Where CANNIBAL IN THE JUNGLE wavers is in the horror movie cliché department. We’ve got characters making really dumb decisions, including the head-slapping mistake of chasing the monster that you were just running away from. There’s an obligatory found footage scene at night with a ton of ominous sounds in the distance. A chase scene that would have been otherwise pretty intense is damn near ruined by indescribable amounts of shaky cam. The most glaring problem comes in the annoying music used throughout. We don’t need a suspenseful tune building up to a guy opening a door and cheerfully saying “Hello!” which is exactly what happens during one scene. You can very much tell CANNIBAL IN THE JUNGLE is a TV movie because there are automatic commercial breaks built into it. These usually come with a cryptic line (including “I found something,” “They are tracking us,” “Did you see that?” and “That’s when I saw it.”) and a loud stinger (usually a boom) following it. It isn’t like these take up a majority of the running time, but they are annoyances throughout.

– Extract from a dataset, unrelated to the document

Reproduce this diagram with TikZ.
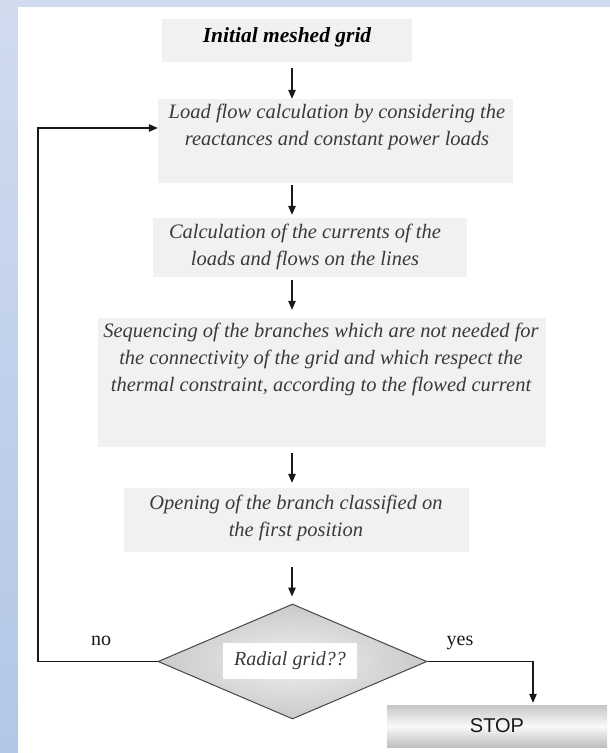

Overall, CANNIBAL IN THE JUNGLE is an okay TV movie that very much feels like a feature-length version of LOST TAPES (one of the better, earlier episodes, mind you). This movie-of-the-week (in this case, Monster Week) manages to surpass both Syfy Channel and Chiller standards, but suffers from clichés. Knowing what Animal Planet has given us in the past few years, CANNIBAL IN THE JUNGLE is still a bit of a half-hearted victory.